John Tyler entered the College of William and Mary at age 13 and graduated soon after his 17th birthday.  He gave the Valedictory address, remarkably, about the importance of women’s rights – especially in the field of education. 
Before I attempt to discuss Tyler’s presidency, let me say a few words about his previous career and some things that can show us the kind of man he was:John Tyler was a state legislator in his early 20’s. Then he was a congressman, Governor of Virginia and US Senator.  As a senator he was a loyal Democrat, but was disturbed by some of President Andrew Jackson’s over-reactions, similar to his earlier unauthorized invasion of Spanish Florida and his later reaction to the South Carolina attempt to nullify the Federal tariff when Jackson threatened to hang John C. Calhoun, his Vice President.  
Both Jackson and Tyler opposed the recharter of the Bank of the United States, a privately owned bank which kept the government’s funds, but Tyler thought Jackson had gone too far when he removed the government’s money from the bank before its charter expired and put it in state banks which had supported him, hence known as Jackson’s “pet banks.” 
Tyler in his campaign for the U.S. Senate had stated that as a Senator he would obey the instructions that might be given him by the state legislature.  But he would soon face a dilemma concerning that promise.  The US Senate had adopted a resolution to censure Jackson for removing the funds from the Bank.  Then the Virginia legislature instructed Tyler to support a measure that would rescind the censure, which he felt was wrong because Jackson had broken the law.  At the same time Tyler could not go back on his campaign promise to obey the state legislature.  So he resigned and made this statement:By the surrender of the high station to which I was called by the people of Virginia, I shall teach them to regard as nothing place or office, when either is to be obtained or held at the sacrifice of honor.President John F. Kennedy included John Tyler in his Profiles of Courage for this incident.
It was always his children who were his primary concern.  In his letters to his many sons and daughters the need for honesty is a regular refrain.  Hear, for example, this from a letter to his son, John, Jr., back in 1832:
Truth should always be uttered no matter what the consequences.  Nothing so degrades a man as equivocation and deceit.  When I am in company with a double-dealing man – one who has one language on his tongue and another in his heart—I am involuntarily made to avoid him as I would a poisonous reptile.  Trust such a person with not even the slightest circumstance on earth; for he will deceive you, if it be to his interest to do so.  Learn then, my son, to speak the truth always.  By doing so in trifling matters, it will grow into a habit from which you will not afterwards separate yourself.
In the words of a toast once offered to Tyler, he was a man “too firm to be driven from his principles—too upright to be swerved by the laws of ambition or power.”  Indeed he was known as “Honest John.”
In 1840, the Whigs chose as their candidate William Henry Harrison, former Governor of the Indiana Territory, and victor over the Indians in the Battle of Tippecanoe and then the British in Canada in the War of 1812.  For the Vice Presidential spot Henry Clay and the Whig Party settled on John Tyler of Virginia, hoping he could attract disgruntled Democrats.
It’s interesting that the future President Harrison and Vice President Tyler in this election grew up in the same small Virginia County just ten miles apart.  Actually through Tyler’s mother they were kin.  Through my mother’s side I am not descended from President Harrison, but I am from his father, Benjamin Harrison, Governor of Virginia and signer of the Declaration of Independence.
The Whig campaign of 1840 was the first modern campaign with all the trimmings: buttons and banners, songs and slogans.  The Whig slogan “Tippecanoe and Tyler too,” really meant, “We’ll give you Harrison, a war hero.  He’s for a strong national government, roads and canals, a national bank, and a high tariff, but if you don’t like that; we’ll give you Tyler.
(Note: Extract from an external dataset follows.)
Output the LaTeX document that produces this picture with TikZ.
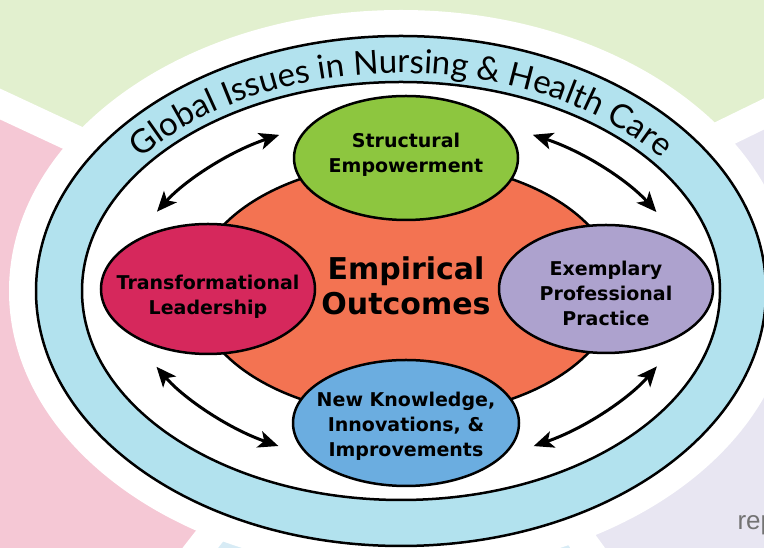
\documentclass[tikz,border=0pt]{standalone}
\usepackage{fontspec}
\setmainfont{DejaVu Sans}
\newfontfamily\titlefont{Lato}
\newfontfamily\markfont{Liberation Sans}
\usetikzlibrary{arrows.meta, positioning, shapes.geometric, decorations.text}
\definecolor{paleGreen}{RGB}{226,240,207}
\definecolor{palePink}{RGB}{245,200,213}
\definecolor{paleLilac}{RGB}{232,230,242}
\definecolor{paleSky}{RGB}{215,235,245}
\definecolor{ringBlue}{RGB}{178,226,238}
\definecolor{coreOrange}{RGB}{243,115,82}
\definecolor{leafGreen}{RGB}{141,198,63}
\definecolor{roseRed}{RGB}{214,40,92}
\definecolor{lilac}{RGB}{173,162,206}
\definecolor{skyBlue}{RGB}{107,173,224}

\begin{document}
\begin{tikzpicture}[x=1pt,y=1pt,on grid,
    topic/.style={ellipse,draw,line width=2.5pt,inner sep=0pt},
    caption/.style={align=center,font=\bfseries\fontsize{19}{25}\selectfont},
    twoway/.style={draw=black,line width=3pt,bend left=15,
      arrows={Stealth[length=20pt,width=17pt,inset=5pt]-Stealth[length=20pt,width=17pt,inset=5pt]}},
    gap/.style={white,line width=28pt}]

  \useasboundingbox (0,0) rectangle (764,548);
  \coordinate (hub) at (401,257);

  % pale sectors behind the model
  \begin{scope}
    \clip (0,0) rectangle (764,548);
    \fill[paleGreen] (hub) -- +(26:1500) -- +(155:1500) -- cycle;
    \fill[palePink]  (hub) -- +(155:1500) -- +(232:1500) -- cycle;
    \fill[paleSky]   (hub) -- +(232:1500) -- +(306:1500) -- cycle;
    \fill[paleLilac] (hub) -- +(306:1500) -- +(386:1500) -- cycle;
    \foreach \a in {26,155,232,306}
      \draw[gap] (hub) -- +(\a:900);
    \fill[white] (hub) ellipse [x radius=392, y radius=281];
  \end{scope}

  % ring with the curved title
  \draw[line width=2.5pt,fill=ringBlue] (hub) ellipse [x radius=365, y radius=255];
  \draw[line width=2.5pt,fill=white] (hub) ellipse [x radius=319, y radius=209];
  \path[decorate,decoration={text along path,text align=center,
      text={|\titlefont\fontsize{33}{33}\selectfont|Global Issues in Nursing {\&} Health Care}}]
    (73,257) arc[start angle=180,end angle=0,x radius=328,y radius=218];

  \node[topic,fill=coreOrange,minimum width=422pt,minimum height=254pt] (core) at (406,259) {};
  \node[topic,fill=leafGreen,minimum width=224pt,minimum height=124pt] (struct) [above=131pt of core] {};
  \node[topic,fill=roseRed,minimum width=214pt,minimum height=130pt] (lead) [left=198pt of core] {};
  \node[topic,fill=lilac,minimum width=214pt,minimum height=128pt] (pract) [right=200pt of core] {};
  \node[topic,fill=skyBlue,minimum width=226pt,minimum height=126pt] (know) [below=134pt of core] {};

  \node[caption,font=\bfseries\fontsize{30}{35}\selectfont] (coretext) at ([yshift=3pt]core) {Empirical\\Outcomes};
  \node[caption] (structtext) at ([yshift=3.5pt]struct) {Structural\\Empowerment};
  \node[caption] (leadtext) at ([yshift=-8pt]lead) {Transformational\\Leadership};
  \node[caption] (practtext) at ([yshift=-4pt]pract) {Exemplary\\Professional\\Practice};
  \node[caption] (knowtext) at ([yshift=-3pt]know) {New Knowledge,\\Innovations, \&\\Improvements};

  % two-way links round the core
  \path[twoway,shorten <=44pt,shorten >=32pt] (lead.151) to (struct.161);
  \path[twoway,shorten <=32pt,shorten >=44pt] (struct.19) to (pract.29);
  \path[twoway,shorten <=44pt,shorten >=32pt] (pract.331) to (know.341);
  \path[twoway,shorten <=32pt,shorten >=44pt] (know.199) to (lead.209);

  \node[anchor=base west,text=black!55,font=\markfont\fontsize{26}{26}\selectfont] (mark) at (734,18) {rep};
\end{tikzpicture}
\end{document}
He’s for states’ rights and against all that other stuff.
The Whigs won easily and Harrison became president, but Harrison had already given away the store.  He had agreed to be a one-term president and to have just one vote in the Cabinet which was to be hand-picked by Henry Clay, but Harrison died of pneumonia a month after the election.  Nobody, including John Tyler, expected that he’d become president. The Whigs in Congress were shocked.  They refused to recognize Tyler as the real president, since this was the first time a president had died in office. 
But Tyler believed that according to the Constitution he was the President and he was determined to be President.  He would make the decisions.  He would not promise to let Henry Clay run the show.  As a matter of fact when Henry Clay showed up to tell the Accidental President whom to appoint and how to conduct his office, Tyler thundered, “You go, Mr. Clay, to your end of the Avenue where stands the Capitol and there do your duty as you see fit and, so help me God, I will do mine at this end of the Avenue as I see fit.”  From then on Clay had the votes but Tyler had the vetoes.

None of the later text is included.